EXERCISE TASK
Search the material and gather each line with "matplotlib" in it.

DATA SECTION
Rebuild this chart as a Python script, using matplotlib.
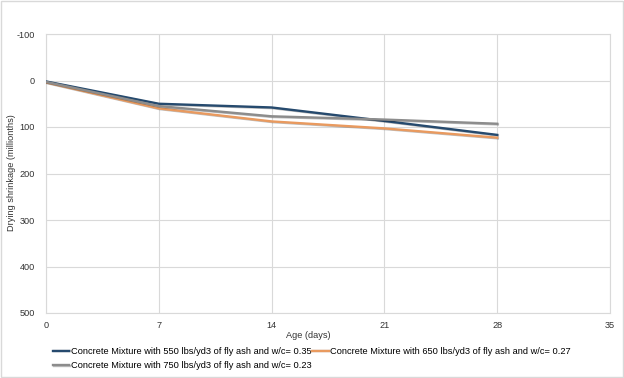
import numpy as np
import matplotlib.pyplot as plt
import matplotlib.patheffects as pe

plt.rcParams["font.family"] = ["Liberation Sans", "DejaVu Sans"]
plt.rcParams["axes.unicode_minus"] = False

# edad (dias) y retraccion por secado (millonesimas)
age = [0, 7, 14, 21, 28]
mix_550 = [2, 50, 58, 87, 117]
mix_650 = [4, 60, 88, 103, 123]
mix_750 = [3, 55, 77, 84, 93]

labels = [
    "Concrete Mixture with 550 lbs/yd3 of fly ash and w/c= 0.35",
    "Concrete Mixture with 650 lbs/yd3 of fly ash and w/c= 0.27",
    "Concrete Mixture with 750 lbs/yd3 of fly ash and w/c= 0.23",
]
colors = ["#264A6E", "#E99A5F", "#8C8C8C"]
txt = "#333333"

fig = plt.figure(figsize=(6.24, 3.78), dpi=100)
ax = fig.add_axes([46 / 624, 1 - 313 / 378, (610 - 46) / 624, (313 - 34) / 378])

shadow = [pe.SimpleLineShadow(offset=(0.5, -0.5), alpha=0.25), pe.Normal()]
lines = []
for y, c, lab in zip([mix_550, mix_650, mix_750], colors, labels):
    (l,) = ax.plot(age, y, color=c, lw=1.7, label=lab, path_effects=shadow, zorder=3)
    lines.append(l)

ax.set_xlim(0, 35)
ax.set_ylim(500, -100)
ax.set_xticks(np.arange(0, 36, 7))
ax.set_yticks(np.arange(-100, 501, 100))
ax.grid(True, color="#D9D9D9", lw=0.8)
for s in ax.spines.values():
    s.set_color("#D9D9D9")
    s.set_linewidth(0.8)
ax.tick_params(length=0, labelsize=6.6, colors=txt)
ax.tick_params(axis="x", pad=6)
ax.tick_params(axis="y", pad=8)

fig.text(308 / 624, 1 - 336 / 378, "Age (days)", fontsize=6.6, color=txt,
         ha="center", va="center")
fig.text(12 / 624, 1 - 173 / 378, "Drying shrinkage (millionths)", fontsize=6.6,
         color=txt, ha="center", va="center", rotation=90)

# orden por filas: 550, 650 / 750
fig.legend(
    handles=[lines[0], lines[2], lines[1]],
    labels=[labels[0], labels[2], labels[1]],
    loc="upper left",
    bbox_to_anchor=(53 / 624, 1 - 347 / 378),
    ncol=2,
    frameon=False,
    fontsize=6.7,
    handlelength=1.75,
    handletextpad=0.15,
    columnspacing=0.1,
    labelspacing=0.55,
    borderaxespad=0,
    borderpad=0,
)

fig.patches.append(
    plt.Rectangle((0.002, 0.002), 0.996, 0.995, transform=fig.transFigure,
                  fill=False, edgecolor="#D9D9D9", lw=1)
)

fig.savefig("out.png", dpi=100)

RESULT OF THIS TASK
Rebuild this chart as a Python script, using matplotlib.
import matplotlib.pyplot as plt
import matplotlib.patheffects as pe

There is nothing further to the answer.